● GIVEN INSTRUCTION
Pick out each line of the records that includes the string "with", and copy it.

● EXTRACTED INFORMATION
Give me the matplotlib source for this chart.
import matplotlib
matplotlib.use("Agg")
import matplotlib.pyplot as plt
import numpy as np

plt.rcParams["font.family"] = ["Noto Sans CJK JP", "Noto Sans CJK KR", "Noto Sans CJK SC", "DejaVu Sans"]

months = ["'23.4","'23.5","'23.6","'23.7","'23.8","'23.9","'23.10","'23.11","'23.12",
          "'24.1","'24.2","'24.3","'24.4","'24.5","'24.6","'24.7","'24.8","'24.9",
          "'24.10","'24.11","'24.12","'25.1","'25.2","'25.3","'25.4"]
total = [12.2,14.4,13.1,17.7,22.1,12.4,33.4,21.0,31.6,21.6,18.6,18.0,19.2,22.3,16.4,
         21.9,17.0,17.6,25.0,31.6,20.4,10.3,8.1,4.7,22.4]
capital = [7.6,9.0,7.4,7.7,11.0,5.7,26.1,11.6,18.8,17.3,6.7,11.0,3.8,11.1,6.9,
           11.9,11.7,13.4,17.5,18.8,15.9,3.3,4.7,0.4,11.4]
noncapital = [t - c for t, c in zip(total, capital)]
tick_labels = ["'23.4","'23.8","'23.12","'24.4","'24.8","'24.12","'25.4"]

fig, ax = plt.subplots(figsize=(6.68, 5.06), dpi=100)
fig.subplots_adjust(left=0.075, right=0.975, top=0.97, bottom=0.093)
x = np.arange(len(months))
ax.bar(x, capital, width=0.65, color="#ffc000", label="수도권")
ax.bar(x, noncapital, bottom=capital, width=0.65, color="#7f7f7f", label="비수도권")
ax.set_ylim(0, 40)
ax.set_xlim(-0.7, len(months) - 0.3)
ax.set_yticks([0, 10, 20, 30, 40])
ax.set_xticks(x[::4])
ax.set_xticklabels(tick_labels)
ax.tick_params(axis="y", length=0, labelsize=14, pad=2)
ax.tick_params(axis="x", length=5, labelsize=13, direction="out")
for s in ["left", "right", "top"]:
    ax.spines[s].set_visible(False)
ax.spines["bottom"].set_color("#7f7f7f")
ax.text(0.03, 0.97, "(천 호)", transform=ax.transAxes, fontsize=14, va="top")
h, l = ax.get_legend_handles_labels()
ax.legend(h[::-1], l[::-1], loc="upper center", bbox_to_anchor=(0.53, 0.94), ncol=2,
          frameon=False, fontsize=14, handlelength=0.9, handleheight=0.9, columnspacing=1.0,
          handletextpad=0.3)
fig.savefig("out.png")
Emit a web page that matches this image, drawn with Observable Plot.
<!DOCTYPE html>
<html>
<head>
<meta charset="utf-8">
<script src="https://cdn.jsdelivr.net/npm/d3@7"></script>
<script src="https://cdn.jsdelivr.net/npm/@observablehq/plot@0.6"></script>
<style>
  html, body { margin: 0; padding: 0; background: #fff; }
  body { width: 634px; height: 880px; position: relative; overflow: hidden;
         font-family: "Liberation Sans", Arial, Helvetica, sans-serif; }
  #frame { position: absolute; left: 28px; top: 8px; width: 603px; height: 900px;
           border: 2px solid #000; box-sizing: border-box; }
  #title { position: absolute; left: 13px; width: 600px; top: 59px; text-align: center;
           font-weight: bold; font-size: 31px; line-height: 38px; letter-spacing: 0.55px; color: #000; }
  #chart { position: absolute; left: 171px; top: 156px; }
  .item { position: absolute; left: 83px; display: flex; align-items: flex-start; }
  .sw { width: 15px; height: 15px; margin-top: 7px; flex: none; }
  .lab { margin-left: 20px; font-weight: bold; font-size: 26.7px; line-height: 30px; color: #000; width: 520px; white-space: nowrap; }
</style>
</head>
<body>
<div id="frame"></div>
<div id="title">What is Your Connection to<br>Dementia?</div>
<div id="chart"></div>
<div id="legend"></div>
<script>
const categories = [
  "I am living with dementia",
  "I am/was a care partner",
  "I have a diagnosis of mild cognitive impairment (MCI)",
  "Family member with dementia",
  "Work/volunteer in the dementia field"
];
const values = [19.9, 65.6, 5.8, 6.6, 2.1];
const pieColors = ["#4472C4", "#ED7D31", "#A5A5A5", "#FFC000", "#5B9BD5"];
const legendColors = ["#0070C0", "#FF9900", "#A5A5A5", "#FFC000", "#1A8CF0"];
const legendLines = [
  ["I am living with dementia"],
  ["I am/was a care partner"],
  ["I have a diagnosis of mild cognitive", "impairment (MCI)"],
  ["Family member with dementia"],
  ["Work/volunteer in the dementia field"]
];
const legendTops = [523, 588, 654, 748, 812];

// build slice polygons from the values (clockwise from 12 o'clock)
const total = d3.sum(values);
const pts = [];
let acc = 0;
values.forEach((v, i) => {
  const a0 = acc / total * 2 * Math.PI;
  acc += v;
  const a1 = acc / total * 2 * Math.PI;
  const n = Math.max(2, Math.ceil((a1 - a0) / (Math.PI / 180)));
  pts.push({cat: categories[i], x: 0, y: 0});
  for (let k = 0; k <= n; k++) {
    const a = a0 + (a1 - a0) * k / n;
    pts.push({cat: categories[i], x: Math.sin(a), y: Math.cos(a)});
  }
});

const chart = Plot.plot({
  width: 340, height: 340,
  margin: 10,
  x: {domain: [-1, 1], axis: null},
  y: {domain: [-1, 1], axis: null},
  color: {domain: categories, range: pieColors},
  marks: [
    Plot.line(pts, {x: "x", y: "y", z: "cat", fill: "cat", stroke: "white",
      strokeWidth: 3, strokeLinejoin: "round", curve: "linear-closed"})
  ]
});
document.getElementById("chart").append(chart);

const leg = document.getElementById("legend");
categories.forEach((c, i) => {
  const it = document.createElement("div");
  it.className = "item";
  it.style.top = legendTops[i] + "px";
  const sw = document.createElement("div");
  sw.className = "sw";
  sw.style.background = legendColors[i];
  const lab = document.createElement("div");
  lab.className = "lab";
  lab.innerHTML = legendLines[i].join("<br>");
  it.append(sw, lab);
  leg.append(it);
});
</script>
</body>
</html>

* * *

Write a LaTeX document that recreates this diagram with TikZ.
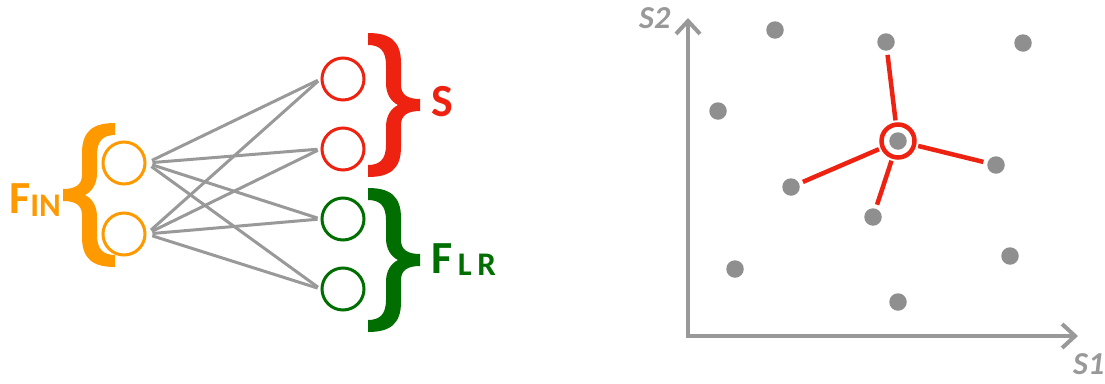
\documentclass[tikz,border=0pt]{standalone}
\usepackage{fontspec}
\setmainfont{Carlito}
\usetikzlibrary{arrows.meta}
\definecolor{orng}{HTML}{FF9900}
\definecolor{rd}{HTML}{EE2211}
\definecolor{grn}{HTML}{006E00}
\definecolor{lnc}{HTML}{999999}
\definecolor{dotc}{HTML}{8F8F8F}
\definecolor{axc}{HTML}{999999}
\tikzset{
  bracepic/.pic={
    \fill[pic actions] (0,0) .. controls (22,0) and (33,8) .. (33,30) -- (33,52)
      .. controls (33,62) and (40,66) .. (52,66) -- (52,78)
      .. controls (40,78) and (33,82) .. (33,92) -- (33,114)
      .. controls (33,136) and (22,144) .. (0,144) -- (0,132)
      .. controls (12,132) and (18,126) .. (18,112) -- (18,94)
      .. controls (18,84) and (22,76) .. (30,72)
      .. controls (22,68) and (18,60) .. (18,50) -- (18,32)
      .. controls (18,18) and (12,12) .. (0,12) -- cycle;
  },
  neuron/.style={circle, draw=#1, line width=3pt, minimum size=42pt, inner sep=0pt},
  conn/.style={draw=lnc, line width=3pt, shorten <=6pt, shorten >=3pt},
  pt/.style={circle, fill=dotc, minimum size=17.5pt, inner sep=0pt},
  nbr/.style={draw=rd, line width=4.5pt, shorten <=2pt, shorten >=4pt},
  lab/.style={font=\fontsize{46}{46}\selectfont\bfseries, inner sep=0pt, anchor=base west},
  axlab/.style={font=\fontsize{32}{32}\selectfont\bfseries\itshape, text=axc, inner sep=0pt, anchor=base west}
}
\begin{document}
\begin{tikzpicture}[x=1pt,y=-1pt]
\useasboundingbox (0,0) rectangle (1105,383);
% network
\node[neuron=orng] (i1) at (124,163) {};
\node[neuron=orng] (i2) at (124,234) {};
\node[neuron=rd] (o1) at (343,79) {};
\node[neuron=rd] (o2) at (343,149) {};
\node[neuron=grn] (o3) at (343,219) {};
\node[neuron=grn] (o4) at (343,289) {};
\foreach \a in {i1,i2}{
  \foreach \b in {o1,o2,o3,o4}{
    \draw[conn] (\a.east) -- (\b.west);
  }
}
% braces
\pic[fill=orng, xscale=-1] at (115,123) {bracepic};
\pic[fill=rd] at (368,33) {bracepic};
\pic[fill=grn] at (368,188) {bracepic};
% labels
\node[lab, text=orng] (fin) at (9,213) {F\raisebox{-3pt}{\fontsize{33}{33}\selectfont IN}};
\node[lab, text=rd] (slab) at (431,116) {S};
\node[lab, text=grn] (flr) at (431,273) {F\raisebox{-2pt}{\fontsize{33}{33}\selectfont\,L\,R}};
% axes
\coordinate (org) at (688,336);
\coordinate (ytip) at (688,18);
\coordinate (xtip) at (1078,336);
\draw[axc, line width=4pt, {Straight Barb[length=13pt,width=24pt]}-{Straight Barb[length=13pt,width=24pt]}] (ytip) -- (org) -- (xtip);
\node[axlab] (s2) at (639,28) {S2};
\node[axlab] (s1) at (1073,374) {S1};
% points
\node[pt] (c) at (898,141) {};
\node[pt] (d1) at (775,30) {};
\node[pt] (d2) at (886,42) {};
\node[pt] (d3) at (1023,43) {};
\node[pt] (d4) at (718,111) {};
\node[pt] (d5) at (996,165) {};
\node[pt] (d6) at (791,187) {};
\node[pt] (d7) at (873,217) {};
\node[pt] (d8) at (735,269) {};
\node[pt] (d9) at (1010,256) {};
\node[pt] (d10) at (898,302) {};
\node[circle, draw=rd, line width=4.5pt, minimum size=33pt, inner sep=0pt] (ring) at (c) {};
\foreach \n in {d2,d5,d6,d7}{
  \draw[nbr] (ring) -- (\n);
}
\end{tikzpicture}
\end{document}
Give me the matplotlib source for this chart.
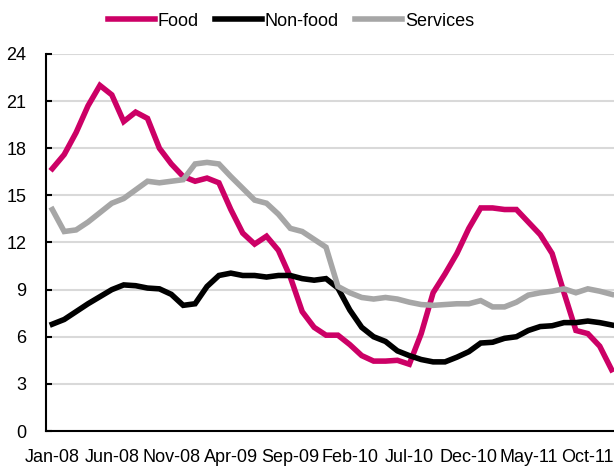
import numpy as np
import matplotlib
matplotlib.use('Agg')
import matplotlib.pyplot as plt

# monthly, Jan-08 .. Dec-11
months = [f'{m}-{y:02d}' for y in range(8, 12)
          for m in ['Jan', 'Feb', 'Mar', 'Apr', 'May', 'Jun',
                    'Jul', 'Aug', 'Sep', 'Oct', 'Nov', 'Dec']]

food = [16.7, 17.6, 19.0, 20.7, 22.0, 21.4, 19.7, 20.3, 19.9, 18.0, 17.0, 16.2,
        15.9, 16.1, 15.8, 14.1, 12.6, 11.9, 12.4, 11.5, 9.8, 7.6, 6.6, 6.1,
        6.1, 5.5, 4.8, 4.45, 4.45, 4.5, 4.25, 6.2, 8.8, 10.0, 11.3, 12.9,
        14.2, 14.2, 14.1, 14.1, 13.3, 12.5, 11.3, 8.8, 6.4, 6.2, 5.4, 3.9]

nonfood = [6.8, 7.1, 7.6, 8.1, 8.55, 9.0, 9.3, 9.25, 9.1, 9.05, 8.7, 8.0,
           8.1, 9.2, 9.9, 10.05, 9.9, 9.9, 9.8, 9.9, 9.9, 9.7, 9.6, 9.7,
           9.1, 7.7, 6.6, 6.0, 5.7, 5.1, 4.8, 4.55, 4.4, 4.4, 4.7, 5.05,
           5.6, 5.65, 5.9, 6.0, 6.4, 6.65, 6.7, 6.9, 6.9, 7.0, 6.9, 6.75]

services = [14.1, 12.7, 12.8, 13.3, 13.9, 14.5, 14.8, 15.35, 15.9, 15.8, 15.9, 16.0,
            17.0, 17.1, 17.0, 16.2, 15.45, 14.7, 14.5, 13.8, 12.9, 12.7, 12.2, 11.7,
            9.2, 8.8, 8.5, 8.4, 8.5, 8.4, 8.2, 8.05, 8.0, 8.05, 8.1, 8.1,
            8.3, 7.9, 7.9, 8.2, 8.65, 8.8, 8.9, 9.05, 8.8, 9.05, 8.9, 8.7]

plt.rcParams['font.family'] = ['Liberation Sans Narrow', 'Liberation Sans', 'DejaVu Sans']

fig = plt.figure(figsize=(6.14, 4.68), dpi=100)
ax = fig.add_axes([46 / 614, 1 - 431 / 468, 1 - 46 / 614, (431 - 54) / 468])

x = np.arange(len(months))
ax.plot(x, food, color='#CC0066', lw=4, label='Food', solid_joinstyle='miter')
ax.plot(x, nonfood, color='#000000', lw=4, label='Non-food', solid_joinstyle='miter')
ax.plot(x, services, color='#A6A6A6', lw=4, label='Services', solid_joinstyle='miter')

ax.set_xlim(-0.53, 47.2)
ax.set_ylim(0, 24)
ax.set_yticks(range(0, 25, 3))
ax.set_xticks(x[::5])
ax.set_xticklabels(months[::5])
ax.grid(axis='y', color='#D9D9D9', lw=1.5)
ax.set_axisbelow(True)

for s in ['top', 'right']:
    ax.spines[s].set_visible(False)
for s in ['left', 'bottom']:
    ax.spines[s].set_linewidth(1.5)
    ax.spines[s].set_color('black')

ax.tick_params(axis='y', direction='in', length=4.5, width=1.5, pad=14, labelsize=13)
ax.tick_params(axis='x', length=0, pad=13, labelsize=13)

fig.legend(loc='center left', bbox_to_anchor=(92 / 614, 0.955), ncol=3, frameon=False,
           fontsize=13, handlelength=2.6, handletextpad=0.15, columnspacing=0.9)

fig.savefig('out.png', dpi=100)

● EXERCISE RESPONSE
Emit a web page that matches this image, drawn with Observable Plot.
  "I am living with dementia",
  "Family member with dementia",
  ["I am living with dementia"],
  ["Family member with dementia"],
Write a LaTeX document that recreates this diagram with TikZ.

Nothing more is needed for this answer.